### Exercise goal
Transcribe every line from the top down to the line with "(title) at (88,42)", both ends included, but not the pictures.

### Data extract
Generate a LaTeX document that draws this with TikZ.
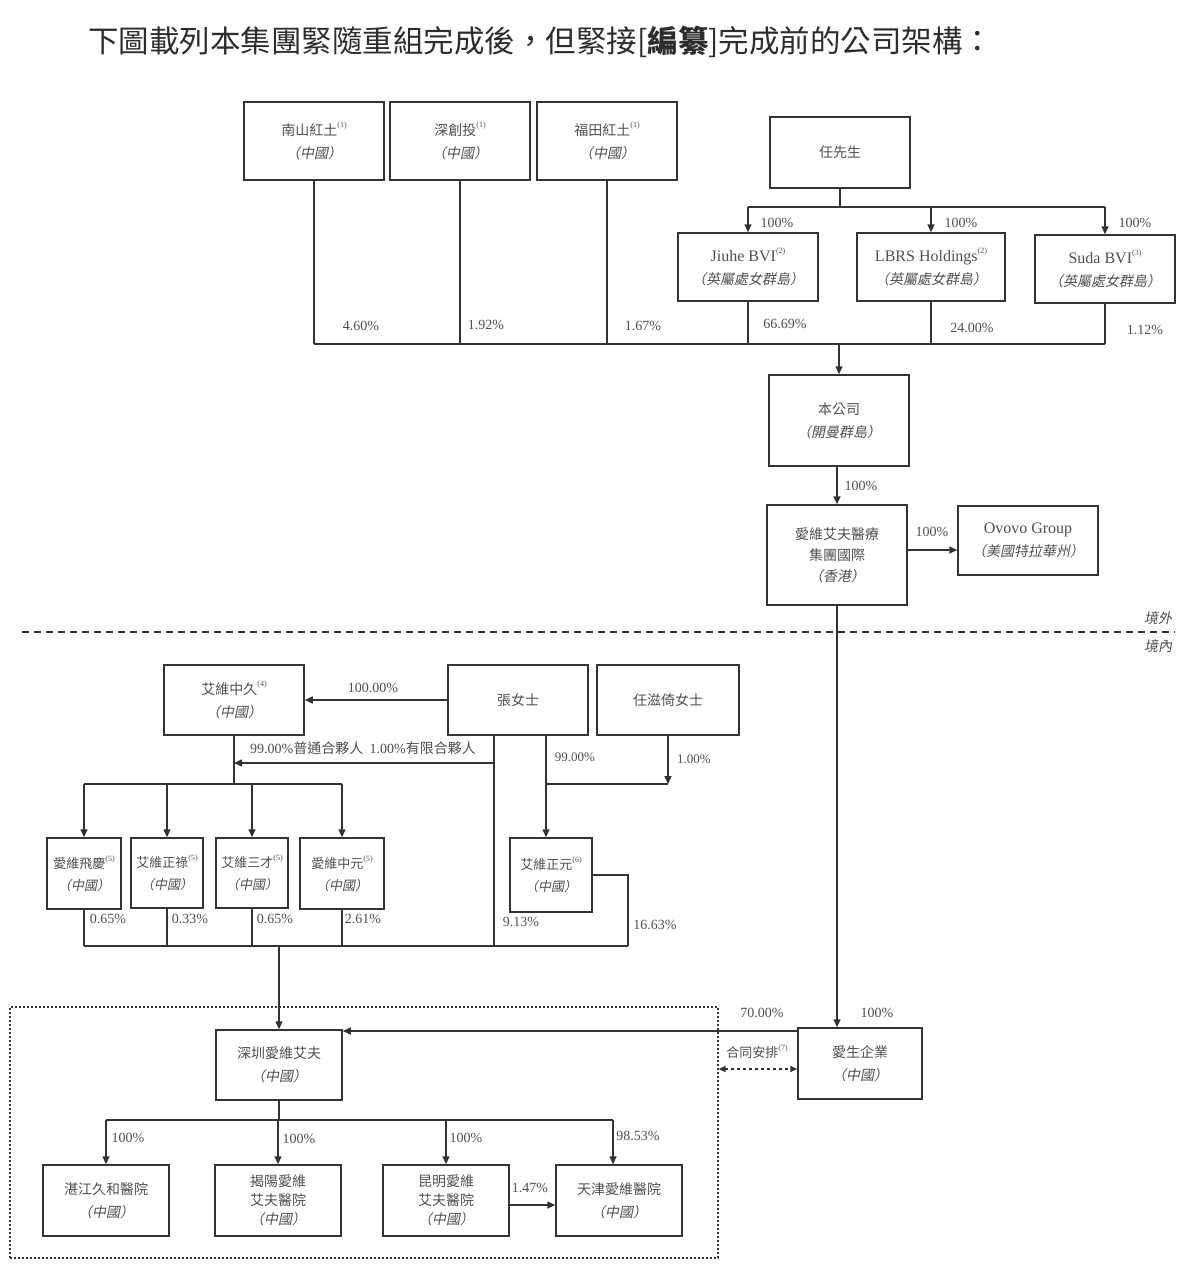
\documentclass[tikz,border=0pt]{standalone}
\usepackage{fontspec}
\setmainfont{Liberation Serif}
\newfontfamily\cjk{Noto Sans CJK TC}
\newfontfamily\cjki{Noto Sans CJK TC}[FakeSlant=0.2]
\newfontfamily\lat{Liberation Serif}
\usetikzlibrary{arrows.meta,calc}
\definecolor{txt}{RGB}{80,80,80}
\definecolor{ln}{RGB}{50,50,50}
\newcommand{\sups}[1]{\raisebox{0.55em}{\lat\fontsize{8}{8}\selectfont(#1)}}
\newcommand{\loc}[1]{{\cjki （#1）}}
\tikzset{
  box/.style={draw=ln, line width=1.5pt, inner sep=0pt, align=center, text=txt, font=\cjk\fontsize{14}{23}\selectfont},
  conn/.style={draw=ln, line width=1.5pt},
  arr/.style={conn, -{Triangle[length=8pt,width=7pt]}},
  pct/.style={text=txt, font=\lat\fontsize{14}{16}\selectfont, inner sep=0pt},
  lbl/.style={text=txt, font=\cjk\fontsize{13}{16}\selectfont, inner sep=0pt},
}
\begin{document}
\begin{tikzpicture}[x=1pt,y=-1pt]
\useasboundingbox (0,0) rectangle (1200,1278);
\fill[white] (0,0) rectangle (1200,1278);

% title
\node[anchor=west, inner sep=0pt, text={rgb,255:red,45;green,45;blue,45}, font=\cjk\fontsize{30.5}{32}\selectfont] (title) at (88,42) {下圖載列本集團緊隨重組完成後，但緊接[\textbf{編纂}]完成前的公司架構：};

% top shareholders
\node[box, minimum width=140pt, minimum height=78pt] (n1) at (314,141) {南山紅土\sups{1}\\\loc{中國}};
\node[box, minimum width=140pt, minimum height=78pt] (n2) at (460,141) {深創投\sups{1}\\\loc{中國}};
\node[box, minimum width=140pt, minimum height=78pt] (n3) at (607,141) {福田紅土\sups{1}\\\loc{中國}};
\node[box, minimum width=140pt, minimum height=71pt] (ren) at (840,152.5) {任先生};
\node[box, minimum width=140pt, minimum height=68pt] (jiuhe) at (748,267) {{\lat\fontsize{16}{16}\selectfont Jiuhe BVI}\sups{2}\\\loc{英屬處女群島}};
\node[box, minimum width=148pt, minimum height=68pt] (lbrs) at (931,267) {{\lat\fontsize{16}{16}\selectfont LBRS Holdings}\sups{2}\\\loc{英屬處女群島}};
\node[box, minimum width=140pt, minimum height=68pt] (suda) at (1105,269) {{\lat\fontsize{16}{16}\selectfont Suda BVI}\sups{3}\\\loc{英屬處女群島}};

\node[box, minimum width=140pt, minimum height=91pt] (co) at (839,420.5) {本公司\\\loc{開曼群島}};
\node[box, minimum width=140pt, minimum height=100pt, font=\cjk\fontsize{14}{21}\selectfont] (hk) at (837,555) {愛維艾夫醫療\\集團國際\\\loc{香港}};
\node[box, minimum width=140pt, minimum height=69pt] (ovovo) at (1028,540.5) {{\lat\fontsize{16}{16}\selectfont Ovovo Group}\\\loc{美國特拉華州}};

% top connectors
\coordinate (busT) at (0,344);
\draw[conn] (n1.south) -- (n1.south |- busT);
\draw[conn] (n2.south) -- (n2.south |- busT);
\draw[conn] (n3.south) -- (n3.south |- busT);
\draw[conn] (jiuhe.south) -- (jiuhe.south |- busT);
\draw[conn] (lbrs.south) -- (lbrs.south |- busT);
\draw[conn] (suda.south) -- (suda.south |- busT);
\draw[conn] (n1.south |- busT) -- (suda.south |- busT);
\draw[arr] (co.north |- busT) -- (co.north);

\coordinate (busR) at (0,207);
\draw[conn] (ren.south) -- (ren.south |- busR);
\draw[conn] (jiuhe.north |- busR) -- (suda.north |- busR);
\draw[arr] (jiuhe.north |- busR) -- (jiuhe.north);
\draw[arr] (lbrs.north |- busR) -- (lbrs.north);
\draw[arr] (suda.north |- busR) -- (suda.north);

\node[pct] (p1) at (777,223) {100\%};
\node[pct] (p2) at (961,223) {100\%};
\node[pct] (p3) at (1135,223) {100\%};
\node[pct] (p4) at (361,326) {4.60\%};
\node[pct] (p5) at (486,325) {1.92\%};
\node[pct] (p6) at (643,326) {1.67\%};
\node[pct] (p7) at (785,324) {66.69\%};
\node[pct] (p8) at (972,328) {24.00\%};
\node[pct] (p9) at (1145,330) {1.12\%};

\draw[arr] (co.south -| hk.north) -- (hk.north);
\node[pct] (p10) at (861,486) {100\%};
\coordinate (y550) at (0,550);
\draw[arr] (hk.east |- y550) -- (ovovo.west |- y550);
\node[pct] (p11) at (932,532) {100\%};

% border line
\coordinate (dl) at (22,632);
\coordinate (dr) at (1175,632);
\draw[ln, line width=1.3pt, dash pattern=on 7pt off 5pt] (dl) -- (dr);
\node[lbl, font=\cjki\fontsize{14}{16}\selectfont] (out) at (1158,618) {境外};
\node[lbl, font=\cjki\fontsize{14}{16}\selectfont] (in) at (1158,646) {境內};

% domestic holders
\node[box, minimum width=140pt, minimum height=70pt] (zj) at (234,700) {艾維中久\sups{4}\\\loc{中國}};
\node[box, minimum width=140pt, minimum height=70pt] (zhang) at (518,700) {張女士};
\node[box, minimum width=142pt, minimum height=70pt] (renz) at (668,700) {任滋倚女士};

\draw[arr] (zhang.west) -- (zj.east);
\node[pct] (p12) at (373,688) {100.00\%};

\node[box, minimum width=74pt, minimum height=71pt, font=\cjk\fontsize{13}{22}\selectfont] (f1) at (84,873.5) {愛維飛慶\sups{5}\\\loc{中國}};
\node[box, minimum width=72pt, minimum height=70pt, font=\cjk\fontsize{13}{22}\selectfont] (f2) at (167,873) {艾維正祿\sups{5}\\\loc{中國}};
\node[box, minimum width=72pt, minimum height=70pt, font=\cjk\fontsize{13}{22}\selectfont] (f3) at (252,873) {艾維三才\sups{5}\\\loc{中國}};
\node[box, minimum width=84pt, minimum height=71pt, font=\cjk\fontsize{13}{22}\selectfont] (f4) at (342,873.5) {愛維中元\sups{5}\\\loc{中國}};
\node[box, minimum width=82pt, minimum height=74pt, font=\cjk\fontsize{13}{22}\selectfont] (zy) at (551,875) {艾維正元\sups{6}\\\loc{中國}};

\coordinate (busA) at (0,784);
\coordinate (busB) at (0,946);
\coordinate (y763) at (0,763);
\coordinate (zx1) at (494,0);
\coordinate (zx2) at (546,0);
\coordinate (zx3) at (628,0);

\draw[conn] (zj.south) -- (zj.south |- busA);
\draw[conn] (f1.north |- busA) -- (f4.north |- busA);
\draw[arr] (f1.north |- busA) -- (f1.north);
\draw[arr] (f2.north |- busA) -- (f2.north);
\draw[arr] (f3.north |- busA) -- (f3.north);
\draw[arr] (f4.north |- busA) -- (f4.north);

\draw[conn] (zhang.south -| zx1) -- (zx1 |- busB);
\draw[arr] (zx1 |- y763) -- (zj.south |- y763);
\node[lbl, font=\cjk\fontsize{14}{16}\selectfont] (gp) at (363,748) {{\lat 99.00\%}普通合夥人\ \ {\lat 1.00\%}有限合夥人};

\draw[arr] (zhang.south -| zx2) -- (zy.north -| zx2);
\draw[arr] (renz.south) -- (renz.south |- busA);
\draw[conn] (renz.south |- busA) -- (zx2 |- busA);
\node[pct, font=\lat\fontsize{13}{15}\selectfont] (p13) at (575,757) {99.00\%};
\node[pct, font=\lat\fontsize{13}{15}\selectfont] (p14) at (694,759) {1.00\%};

\draw[conn] (zy.east) -- (zy.east -| zx3) -- (zx3 |- busB);
\draw[conn] (f1.south) -- (f1.south |- busB);
\draw[conn] (f2.south) -- (f2.south |- busB);
\draw[conn] (f3.south) -- (f3.south |- busB);
\draw[conn] (f4.south) -- (f4.south |- busB);
\draw[conn] (f1.south |- busB) -- (zx3 |- busB);

\node[pct] (p15) at (108,919) {0.65\%};
\node[pct] (p16) at (190,919) {0.33\%};
\node[pct] (p17) at (275,919) {0.65\%};
\node[pct] (p18) at (363,919) {2.61\%};
\node[pct] (p19) at (521,922) {9.13\%};
\node[pct] (p20) at (655,925) {16.63\%};

% onshore group
\node[draw=ln, line width=1.3pt, dash pattern=on 2pt off 2pt, minimum width=708pt, minimum height=251pt, inner sep=0pt] (zone) at (364,1132.5) {};
\node[box, minimum width=126pt, minimum height=70pt] (sz) at (279,1065) {深圳愛維艾夫\\\loc{中國}};
\node[box, minimum width=124pt, minimum height=71pt] (as) at (860,1063.5) {愛生企業\\\loc{中國}};

\draw[arr] (sz.north |- busB) -- (sz.north);
\draw[arr] (hk.south) -- (hk.south |- as.north);
\node[pct] (p21) at (877,1013) {100\%};
\coordinate (y1031) at (0,1031);
\draw[arr] (as.west |- y1031) -- (sz.east |- y1031);
\node[pct] (p22) at (762,1013) {70.00\%};
\coordinate (y1069) at (0,1069);
\draw[ln, line width=1.5pt, dash pattern=on 3pt off 3pt, {Triangle[length=7pt,width=6pt]}-{Triangle[length=7pt,width=6pt]}] (zone.east |- y1069) -- (as.west |- y1069);
\node[lbl] (ca) at (757,1052) {合同安排\sups{7}};

\node[box, minimum width=126pt, minimum height=71pt] (h1) at (106,1200.5) {湛江久和醫院\\\loc{中國}};
\node[box, minimum width=126pt, minimum height=71pt, font=\cjk\fontsize{14}{19}\selectfont] (h2) at (278,1200.5) {揭陽愛維\\艾夫醫院\\\loc{中國}};
\node[box, minimum width=126pt, minimum height=71pt, font=\cjk\fontsize{14}{19}\selectfont] (h3) at (446,1200.5) {昆明愛維\\艾夫醫院\\\loc{中國}};
\node[box, minimum width=126pt, minimum height=71pt] (h4) at (619,1200.5) {天津愛維醫院\\\loc{中國}};

\coordinate (busC) at (0,1120);
\coordinate (hx4) at (613,0);
\draw[conn] (sz.south) -- (sz.south |- busC);
\draw[conn] (h1.north |- busC) -- (hx4 |- busC);
\draw[arr] (h1.north |- busC) -- (h1.north);
\draw[arr] (h2.north |- busC) -- (h2.north);
\draw[arr] (h3.north |- busC) -- (h3.north);
\draw[arr] (hx4 |- busC) -- (h4.north -| hx4);
\node[pct] (p23) at (128,1138) {100\%};
\node[pct] (p24) at (299,1139) {100\%};
\node[pct] (p25) at (466,1138) {100\%};
\node[pct] (p26) at (638,1136) {98.53\%};

\coordinate (y1205) at (0,1205);
\draw[arr] (h3.east |- y1205) -- (h4.west |- y1205);
\node[pct] (p27) at (530,1188) {1.47\%};
\end{tikzpicture}
\end{document}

### Correct answer
Generate a LaTeX document that draws this with TikZ.
\documentclass[tikz,border=0pt]{standalone}
\usepackage{fontspec}
\setmainfont{Liberation Serif}
\newfontfamily\cjk{Noto Sans CJK TC}
\newfontfamily\cjki{Noto Sans CJK TC}[FakeSlant=0.2]
\newfontfamily\lat{Liberation Serif}
\usetikzlibrary{arrows.meta,calc}
\definecolor{txt}{RGB}{80,80,80}
\definecolor{ln}{RGB}{50,50,50}
\newcommand{\sups}[1]{\raisebox{0.55em}{\lat\fontsize{8}{8}\selectfont(#1)}}
\newcommand{\loc}[1]{{\cjki （#1）}}
\tikzset{
  box/.style={draw=ln, line width=1.5pt, inner sep=0pt, align=center, text=txt, font=\cjk\fontsize{14}{23}\selectfont},
  conn/.style={draw=ln, line width=1.5pt},
  arr/.style={conn, -{Triangle[length=8pt,width=7pt]}},
  pct/.style={text=txt, font=\lat\fontsize{14}{16}\selectfont, inner sep=0pt},
  lbl/.style={text=txt, font=\cjk\fontsize{13}{16}\selectfont, inner sep=0pt},
}
\begin{document}
\begin{tikzpicture}[x=1pt,y=-1pt]
\useasboundingbox (0,0) rectangle (1200,1278);
\fill[white] (0,0) rectangle (1200,1278);

% title
\node[anchor=west, inner sep=0pt, text={rgb,255:red,45;green,45;blue,45}, font=\cjk\fontsize{30.5}{32}\selectfont] (title) at (88,42) {下圖載列本集團緊隨重組完成後，但緊接[\textbf{編纂}]完成前的公司架構：};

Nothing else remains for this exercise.